Côté viandes, en provenance d'un bon boucher de Marseille: l'agneau bio des Alpilles au thym, jeux d'aubergine, ail et coriandre (34 euros), les suprêmes de canette des Dombes, carottes des sables, abricots et amandes fraîches (34 euros) et des garnitures bien en situation. Hélas, quarante minutes d'attente pour le second plat au déjeuner en semaine.

On verra à l'automne les préparations de saison, comme les gibiers, truffes blanches et noires, noix de Saint-Jacques. On pourra également constater avec plaisir l'évolution et la progression de ce chef impliqué dans la cuisine des collines et du soleil chers à Marcel Pagnol –qui était un très bon gourmet.
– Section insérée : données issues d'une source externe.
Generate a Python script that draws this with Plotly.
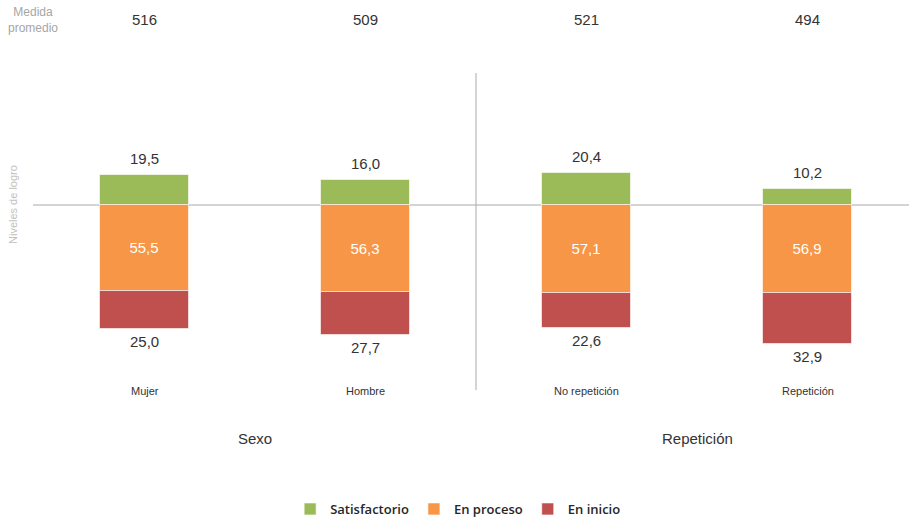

En notes finales sucrées, les desserts du pâtissier Julien: l'abricotier, baba au rhum arrangé, abricot frais et glacé (16 euros), la mousse légère et sorbet au chocolat Manjari, fruit de la passion et grué cacao (18 euros), les fruits rouges sur un nuage de lait vanillé et glace au lait (16 euros), glaces et sorbets de saison faits maison (5 euros la boule).

La salle du restaurant. | Les Roches Blanches

Pas de menu, carte de 90 à 120 euros.

Côté vins, belle carte de Bordeaux Château Lynch-Bages de 1999 à 390 euros, agréable rosé du Lubéron (45 euros).

Aux Petites Canailles, cuisine locale: salade niçoise au thon (16 euros), tartare de poissons du jour (19 euros), spaghetti au pesto de basilic (21 euros), pan bagnat au thon (21 euros).

Le restaurant le Loup Bar. | Didier Delmas

Au Loup Bar, sur le bassin de nage de la mer, il est possible de déguster un roll au homard en mayonnaise relevée, étonnante création goûteuse (28 euros), le tartare de daurade (24 euros), des mezzes (12 euros) et la tarte tropézienne (12 euros).

Au Loup Bar, mezzes au choix, poivrons marinés, salade d'aubergines fumées, herbes fraîches, taboulé de quinoa et avocat grillé. | Les Roches Blanches

Situation rêvée sur la mer, brasse et crawl entre deux plats: une adresse qui vaut le voyage.

9, avenue des Calanques - 13260 Cassis. Tél.: 04 42 01 09 30. Chambres à partir de 390 euros, petit déjeuner à 30 euros, parking gardé.